Microplates were incubated at 37 °C for 18–20 h under constant agitation at 120 rpm to facilitate oxygenation and uniform exposure. Post incubation, bacterial growth was assessed spectrophotometrically by measuring absorbance at 620 nm using a Multiskan™ FC microplate reader (Thermo Fisher Scientific, Waltham, MA, USA). To further confirm viability, 20 µL of 2,3,5-triphenyl tetrazolium chloride (TTC, 0.02 g/mL) was added to each well, followed by incubation for 2 h at 37 °C. A reduction in TTC obtained through metabolically active bacteria produces a red color; the MIC was defined as the lowest concentration of Halicin that prevented visible growth (no color change) and showed an absorbance comparable to the sterility control.

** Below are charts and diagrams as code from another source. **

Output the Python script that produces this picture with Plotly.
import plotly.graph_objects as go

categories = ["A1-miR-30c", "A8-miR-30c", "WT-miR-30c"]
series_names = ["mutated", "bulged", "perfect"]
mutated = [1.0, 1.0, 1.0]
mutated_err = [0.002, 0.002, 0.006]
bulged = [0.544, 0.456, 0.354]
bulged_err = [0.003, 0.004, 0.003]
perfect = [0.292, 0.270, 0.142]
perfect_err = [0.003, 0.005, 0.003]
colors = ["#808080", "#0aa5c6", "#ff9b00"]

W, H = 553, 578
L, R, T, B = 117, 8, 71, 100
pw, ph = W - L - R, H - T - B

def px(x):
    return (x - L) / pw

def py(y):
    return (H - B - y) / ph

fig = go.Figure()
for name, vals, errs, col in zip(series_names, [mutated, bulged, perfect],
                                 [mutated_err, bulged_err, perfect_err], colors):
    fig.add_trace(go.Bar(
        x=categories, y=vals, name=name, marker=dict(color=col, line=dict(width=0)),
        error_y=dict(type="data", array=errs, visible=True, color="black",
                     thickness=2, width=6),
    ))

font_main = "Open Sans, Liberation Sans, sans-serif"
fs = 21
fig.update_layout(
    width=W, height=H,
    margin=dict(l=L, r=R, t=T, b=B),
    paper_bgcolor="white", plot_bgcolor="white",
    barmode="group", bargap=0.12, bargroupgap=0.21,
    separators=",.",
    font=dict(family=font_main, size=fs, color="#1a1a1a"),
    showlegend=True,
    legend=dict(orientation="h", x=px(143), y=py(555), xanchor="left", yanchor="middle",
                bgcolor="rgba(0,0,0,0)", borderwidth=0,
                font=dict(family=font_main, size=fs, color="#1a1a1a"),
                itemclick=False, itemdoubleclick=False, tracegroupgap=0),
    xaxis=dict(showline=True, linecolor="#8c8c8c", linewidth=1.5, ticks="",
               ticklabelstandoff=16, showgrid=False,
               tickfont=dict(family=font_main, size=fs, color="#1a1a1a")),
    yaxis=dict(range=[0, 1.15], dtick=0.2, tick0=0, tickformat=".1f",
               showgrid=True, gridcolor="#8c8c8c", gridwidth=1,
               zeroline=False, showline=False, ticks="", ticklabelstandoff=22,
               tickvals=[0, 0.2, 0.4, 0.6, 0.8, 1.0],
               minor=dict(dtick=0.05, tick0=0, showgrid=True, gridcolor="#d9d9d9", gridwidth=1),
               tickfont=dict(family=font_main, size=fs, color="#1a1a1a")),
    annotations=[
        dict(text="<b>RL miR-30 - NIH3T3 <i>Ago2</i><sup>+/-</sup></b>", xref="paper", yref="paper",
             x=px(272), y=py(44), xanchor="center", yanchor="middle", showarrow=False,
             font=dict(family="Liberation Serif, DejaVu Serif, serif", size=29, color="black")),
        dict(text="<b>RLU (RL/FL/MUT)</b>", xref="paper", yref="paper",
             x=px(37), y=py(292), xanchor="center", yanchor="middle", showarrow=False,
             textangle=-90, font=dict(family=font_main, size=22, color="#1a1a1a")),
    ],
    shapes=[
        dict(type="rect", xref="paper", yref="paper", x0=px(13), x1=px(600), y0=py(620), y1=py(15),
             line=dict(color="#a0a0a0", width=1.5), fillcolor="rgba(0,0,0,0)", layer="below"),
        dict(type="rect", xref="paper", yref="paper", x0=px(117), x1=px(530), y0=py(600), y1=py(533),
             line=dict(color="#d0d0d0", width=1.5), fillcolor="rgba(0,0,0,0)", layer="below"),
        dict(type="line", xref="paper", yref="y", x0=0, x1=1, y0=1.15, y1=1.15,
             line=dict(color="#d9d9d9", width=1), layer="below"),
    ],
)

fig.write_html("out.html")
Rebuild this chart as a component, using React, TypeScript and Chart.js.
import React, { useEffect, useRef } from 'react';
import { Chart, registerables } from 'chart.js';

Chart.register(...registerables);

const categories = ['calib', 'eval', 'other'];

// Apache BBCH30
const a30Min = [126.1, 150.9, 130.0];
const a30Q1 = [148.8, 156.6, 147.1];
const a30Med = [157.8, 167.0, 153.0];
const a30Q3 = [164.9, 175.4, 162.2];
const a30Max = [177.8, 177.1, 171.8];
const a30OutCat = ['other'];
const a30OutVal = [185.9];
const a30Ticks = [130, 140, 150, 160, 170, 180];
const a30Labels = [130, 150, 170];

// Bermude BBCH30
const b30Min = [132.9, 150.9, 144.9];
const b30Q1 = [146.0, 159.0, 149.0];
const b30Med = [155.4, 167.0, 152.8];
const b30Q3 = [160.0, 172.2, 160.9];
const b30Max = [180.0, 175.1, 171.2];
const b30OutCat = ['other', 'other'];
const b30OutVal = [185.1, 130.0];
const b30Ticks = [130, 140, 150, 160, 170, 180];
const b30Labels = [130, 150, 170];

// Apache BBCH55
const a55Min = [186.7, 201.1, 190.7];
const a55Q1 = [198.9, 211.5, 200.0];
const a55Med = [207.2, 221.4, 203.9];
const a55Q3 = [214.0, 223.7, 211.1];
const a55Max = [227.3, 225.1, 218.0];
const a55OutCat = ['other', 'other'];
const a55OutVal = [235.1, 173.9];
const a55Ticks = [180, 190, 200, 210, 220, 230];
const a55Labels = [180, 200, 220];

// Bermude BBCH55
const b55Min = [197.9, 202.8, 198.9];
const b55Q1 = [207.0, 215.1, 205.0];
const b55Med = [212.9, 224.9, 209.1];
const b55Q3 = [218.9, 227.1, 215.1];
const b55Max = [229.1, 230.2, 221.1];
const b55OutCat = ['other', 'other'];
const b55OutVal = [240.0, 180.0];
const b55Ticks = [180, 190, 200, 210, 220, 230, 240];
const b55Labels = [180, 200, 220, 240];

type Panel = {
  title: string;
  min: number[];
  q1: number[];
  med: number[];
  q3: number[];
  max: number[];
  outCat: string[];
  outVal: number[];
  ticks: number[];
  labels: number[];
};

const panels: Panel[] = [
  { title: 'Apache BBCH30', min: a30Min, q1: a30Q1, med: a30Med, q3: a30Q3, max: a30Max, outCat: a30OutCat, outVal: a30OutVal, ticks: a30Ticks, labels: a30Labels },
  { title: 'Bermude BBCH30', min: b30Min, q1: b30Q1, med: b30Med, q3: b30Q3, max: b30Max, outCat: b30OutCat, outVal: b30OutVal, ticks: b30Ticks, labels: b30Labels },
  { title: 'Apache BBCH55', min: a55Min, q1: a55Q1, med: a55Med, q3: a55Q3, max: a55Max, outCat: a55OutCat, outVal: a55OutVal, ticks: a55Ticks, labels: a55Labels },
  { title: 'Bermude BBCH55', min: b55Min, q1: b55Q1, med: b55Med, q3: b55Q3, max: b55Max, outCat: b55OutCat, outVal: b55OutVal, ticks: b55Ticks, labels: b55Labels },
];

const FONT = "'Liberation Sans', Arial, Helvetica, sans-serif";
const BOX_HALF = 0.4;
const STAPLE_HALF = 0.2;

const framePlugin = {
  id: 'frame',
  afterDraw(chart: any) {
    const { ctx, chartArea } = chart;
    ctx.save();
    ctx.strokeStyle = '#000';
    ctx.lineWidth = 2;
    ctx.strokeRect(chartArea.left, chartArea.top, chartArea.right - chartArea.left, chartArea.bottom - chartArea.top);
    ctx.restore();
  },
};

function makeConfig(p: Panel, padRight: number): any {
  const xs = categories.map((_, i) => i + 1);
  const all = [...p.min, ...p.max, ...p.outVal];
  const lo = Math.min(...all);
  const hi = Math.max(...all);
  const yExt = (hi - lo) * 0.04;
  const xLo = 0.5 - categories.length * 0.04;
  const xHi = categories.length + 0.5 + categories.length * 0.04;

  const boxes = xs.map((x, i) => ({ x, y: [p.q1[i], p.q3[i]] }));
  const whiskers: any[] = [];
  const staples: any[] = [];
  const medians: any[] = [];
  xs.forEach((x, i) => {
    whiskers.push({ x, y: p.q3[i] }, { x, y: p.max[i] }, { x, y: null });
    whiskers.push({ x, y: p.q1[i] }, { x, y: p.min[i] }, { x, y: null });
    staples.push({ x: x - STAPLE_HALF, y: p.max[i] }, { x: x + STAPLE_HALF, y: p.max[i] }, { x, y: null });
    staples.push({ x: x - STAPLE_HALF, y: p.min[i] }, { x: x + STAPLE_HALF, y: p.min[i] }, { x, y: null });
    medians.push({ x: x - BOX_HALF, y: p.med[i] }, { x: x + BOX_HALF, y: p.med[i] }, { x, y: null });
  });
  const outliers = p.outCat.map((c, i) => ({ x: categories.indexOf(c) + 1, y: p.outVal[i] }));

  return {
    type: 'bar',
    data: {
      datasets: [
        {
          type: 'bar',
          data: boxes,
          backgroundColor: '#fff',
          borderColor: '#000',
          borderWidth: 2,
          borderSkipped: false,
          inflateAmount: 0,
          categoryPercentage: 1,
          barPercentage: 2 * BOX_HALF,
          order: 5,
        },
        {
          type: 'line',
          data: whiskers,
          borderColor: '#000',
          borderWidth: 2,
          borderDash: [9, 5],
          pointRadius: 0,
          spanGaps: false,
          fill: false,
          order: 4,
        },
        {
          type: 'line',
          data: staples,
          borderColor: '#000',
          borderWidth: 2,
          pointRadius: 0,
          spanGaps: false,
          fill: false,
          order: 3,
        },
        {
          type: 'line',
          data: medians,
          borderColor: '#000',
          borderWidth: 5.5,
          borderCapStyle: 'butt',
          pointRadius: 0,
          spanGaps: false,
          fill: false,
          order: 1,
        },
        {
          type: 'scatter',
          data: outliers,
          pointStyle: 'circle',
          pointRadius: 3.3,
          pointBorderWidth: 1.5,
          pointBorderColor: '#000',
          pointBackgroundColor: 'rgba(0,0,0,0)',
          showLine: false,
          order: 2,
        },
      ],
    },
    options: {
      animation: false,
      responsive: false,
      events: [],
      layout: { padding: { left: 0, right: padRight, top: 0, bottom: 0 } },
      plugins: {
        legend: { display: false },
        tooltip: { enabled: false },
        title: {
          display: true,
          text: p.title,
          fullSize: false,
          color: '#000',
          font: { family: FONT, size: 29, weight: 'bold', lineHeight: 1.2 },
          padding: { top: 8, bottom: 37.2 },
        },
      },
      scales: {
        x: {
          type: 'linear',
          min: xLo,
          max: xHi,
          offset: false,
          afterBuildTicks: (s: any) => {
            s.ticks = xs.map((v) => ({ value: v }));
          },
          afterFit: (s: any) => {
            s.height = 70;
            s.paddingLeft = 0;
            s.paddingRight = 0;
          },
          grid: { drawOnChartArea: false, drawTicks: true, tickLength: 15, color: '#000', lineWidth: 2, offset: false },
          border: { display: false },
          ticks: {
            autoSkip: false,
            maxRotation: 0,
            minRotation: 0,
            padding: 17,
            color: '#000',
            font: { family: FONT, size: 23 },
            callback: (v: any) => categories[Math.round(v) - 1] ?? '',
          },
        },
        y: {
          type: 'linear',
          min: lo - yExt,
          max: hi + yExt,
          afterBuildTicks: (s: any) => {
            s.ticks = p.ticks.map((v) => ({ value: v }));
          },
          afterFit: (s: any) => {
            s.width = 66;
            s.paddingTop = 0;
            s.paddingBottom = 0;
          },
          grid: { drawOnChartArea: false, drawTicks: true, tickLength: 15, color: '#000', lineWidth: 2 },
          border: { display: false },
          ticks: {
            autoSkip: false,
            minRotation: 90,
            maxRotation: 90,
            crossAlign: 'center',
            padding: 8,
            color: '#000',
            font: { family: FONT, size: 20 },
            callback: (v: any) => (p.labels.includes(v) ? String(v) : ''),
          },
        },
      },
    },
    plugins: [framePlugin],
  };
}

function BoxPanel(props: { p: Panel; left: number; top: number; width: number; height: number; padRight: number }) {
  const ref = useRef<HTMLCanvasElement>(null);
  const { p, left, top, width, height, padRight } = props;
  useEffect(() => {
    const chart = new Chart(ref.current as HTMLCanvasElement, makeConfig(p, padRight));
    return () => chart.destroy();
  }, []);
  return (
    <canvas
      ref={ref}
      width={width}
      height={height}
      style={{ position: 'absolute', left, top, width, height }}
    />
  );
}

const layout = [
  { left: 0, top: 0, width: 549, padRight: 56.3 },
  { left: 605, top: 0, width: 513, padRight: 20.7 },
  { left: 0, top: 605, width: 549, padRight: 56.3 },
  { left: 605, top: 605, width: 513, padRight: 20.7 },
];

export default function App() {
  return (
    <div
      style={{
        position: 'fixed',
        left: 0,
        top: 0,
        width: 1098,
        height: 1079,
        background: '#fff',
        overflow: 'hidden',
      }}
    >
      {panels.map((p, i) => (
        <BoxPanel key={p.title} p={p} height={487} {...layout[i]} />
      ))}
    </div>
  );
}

Scanning Electron Microscopy (SEM) Analysis: To evaluate the morphological impact of Halicin on bacterial cells, treated bacterial suspensions were deposited on sterile glass slides and air-dried at room temperature. Samples were then mounted on aluminum stubs and coated with a thin gold layer using a sputter coater (JFC-1300, JEOL Ltd., Tokyo, Japan) to enhance conductivity. Morphological changes were examined using a scanning electron microscope (JSM-IT100, JEOL Ltd., Tokyo, Japan) at appropriate magnifications. Micrographs were captured digitally for comparative analysis between treated and untreated cells.

Antimicrobial Susceptibility Testing Via Disk Diffusion: Antibiotic susceptibility profiles of clinical isolates were determined by the Kirby–Bauer disk diffusion method on Mueller–Hinton agar plates (MH; BK048HA, BIOKAR, Pantin Cedex, France), following EUCAST guidelines. Bacterial inocula were standardized to 0.5 McFarland and evenly swabbed on agar plates. Antibiotic disks representing a panel of 22 agents across multiple classes were applied. Plates were incubated aerobically at 37 °C for 16–18 h, and inhibition zone diameters were measured and interpreted according to EUCAST breakpoints.

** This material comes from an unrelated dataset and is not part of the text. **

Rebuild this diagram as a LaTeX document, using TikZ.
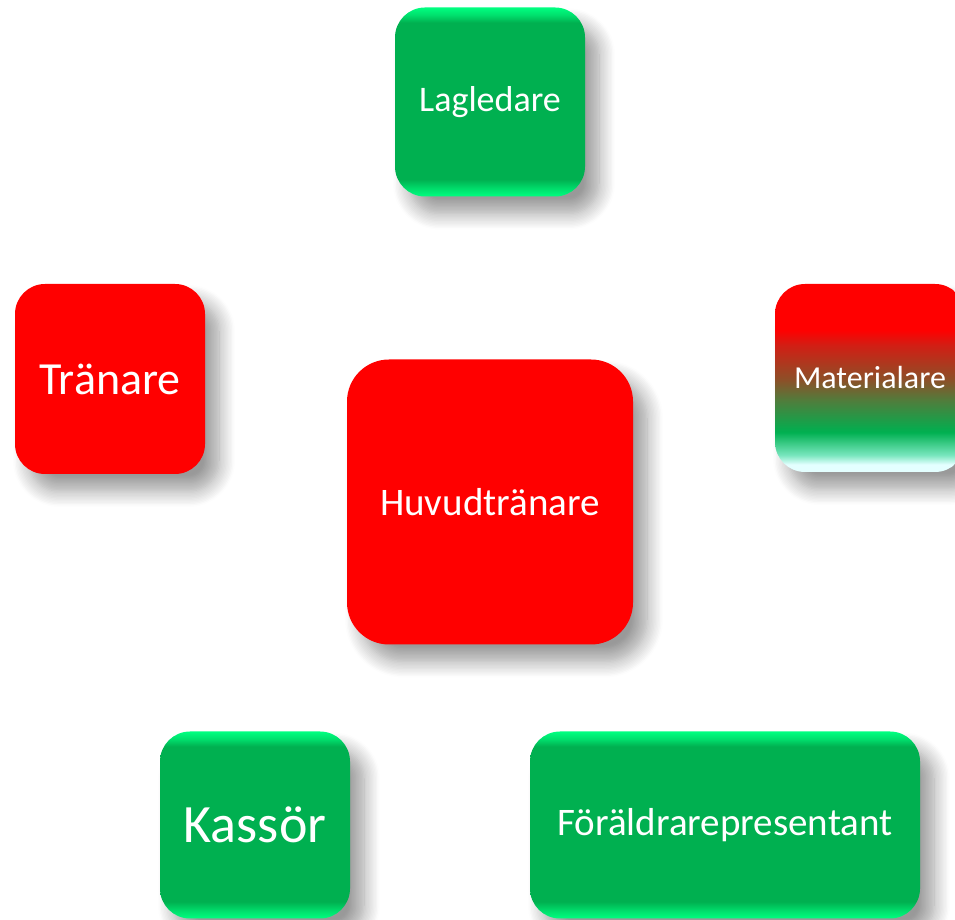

Statistical Analysis: All statistical analyses were conducted using RStudio software (version 4.3.3; R Foundation for Statistical Computing, Vienna, Austria). The Kruskal–Wallis non-parametric test was used to compare MIC distributions across bacterial species, with a significance threshold set at p < 0.05. Data visualization was performed using packages including ggplot2, reshape2, dplyr, purrr, and rstatix. Heatmaps and Sankey diagrams were generated with ggplot2 and networkD3, while bar plots with standard deviations and violin plots were constructed using ggplot2.

5. Conclusions

This study could thus provide a reference point for evaluating the antibacterial efficacy of Halicin and for determining its pharmacological and toxicological profiles. Given the ability of bacteria to develop resistance to antibiotics, it is also essential to closely monitor the emergence of resistance to Halicin. It is essential to set up bacterial resistance monitoring programs to track changes in the susceptibility of bacterial strains to halicin. Such programs would enable the early detection of any changes in bacterial susceptibility to this innovative antibiotic and allow for appropriate measures to be taken to prevent the emergence of resistance. To date, no development of halicin resistance has been observed, mainly due to its limited and controlled use. However, without continuous and rigorous monitoring, there is a risk that resistance could emerge with time and increased use. The implementation of these programs is therefore crucial to ensure the long-term efficacy of halicin and to contribute to the global fight against multidrug-resistant (MDR) bacteria.